MARIANNE: La défense de l’indépendance nationale est-elle, d’après vous, le principal invariant de la politique étrangère de la France?
HUBERT VEDRINE: Dans un monde devenu à ce point interdépendant, «l’indépendance nationale» n’a plus grand sens. Mais, si les pays sont interdépendants, ils peuvent garder leur indépendance de pensée et leur autonomie de décision. Le vrai fil conducteur de la politique étrangère de la France, c’est tout simplement qu’elle a sa propre politique étrangère. Cela peut paraître banal, sauf que les fédéralistes européens ont longtemps milité pour que les politiques étrangères française, allemande, britannique, italienne, etc, se fondent dans une politique étrangère européenne unique. Et que le courant atlantiste, milite lui, pour que la politique étrangère française s’occidentalise et suive la diplomatie américaine. Le premier de ces courants est très affaibli, le second est plus vivace que jamais. Je pense que la France doit moderniser sa politique étrangère pas l’aligner.
Avez-vous noté depuis neuf mois des inflexions de la diplomatie française qui vous ont surpris, choqué ou dérangé?
Certaines évolutions me rendent interrogatif, voire perplexe.
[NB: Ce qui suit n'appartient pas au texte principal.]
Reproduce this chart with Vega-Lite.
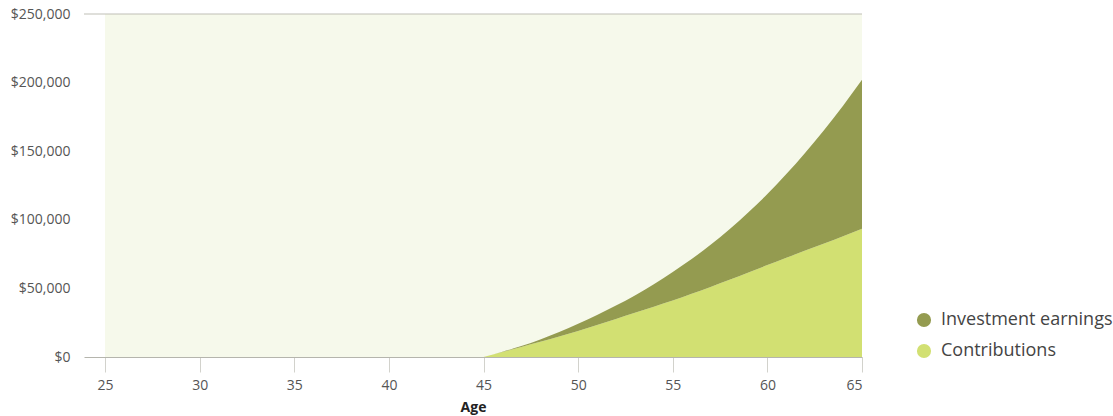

Cependant, on ne peut pas juger prématurément l’ensemble d’une politique à partir d’une déclaration ou d’une visite. Lorsque le président parlant de «rupture», avec quoi voulait-il rompre? Si c’est avec l’idée que la politique étrangère française doit être indépendante dans son élaboration, pourquoi donc? S’il s’agit d’un changement de ton et de style, par rapport à la fin des années Chirac, c’est secondaire et passager. Le style, c’est l’écume des choses. Je m’interroge sur l’approche nouvelle de la question américaine. Manifester de l’amitié pour le peuple américain, notamment dans l’épreuve c’est normal et tous les Présidents l’ont fait. Vouloir la meilleure relation possible avec les Etats-Unis, c’est légitime. Ce que je me demande, c’est si on attendait quelque chose des Etats-Unis lors du voyage du président outre-Atlantique, en faisant l’impasse sur des sujets difficiles comme le Proche-Orient ou l’Irak? En affirmant sa disponibilité à se prendre toute sa place dans une Alliance atlantique rénovée, la France a-t-elle déclenché quelque chose en retour, des américains ou des européens? Le président de la République a lié ce mouvement à l’obtention de postes pour des militaires français et au renforcement d’un pilier européen dans l’alliance. Pourquoi pas? Mais sur ce second point, essentiel, des précisions seraient les bienvenues. Ce nouveau ton a donné au Président Sarkozy une bonne image dans la presse américaine alors que Jacques Chirac et Dominique de Villepin avaient -injustement- depuis l’Irak, une image déplorable. Voyons maintenant sur quoi cela débouche.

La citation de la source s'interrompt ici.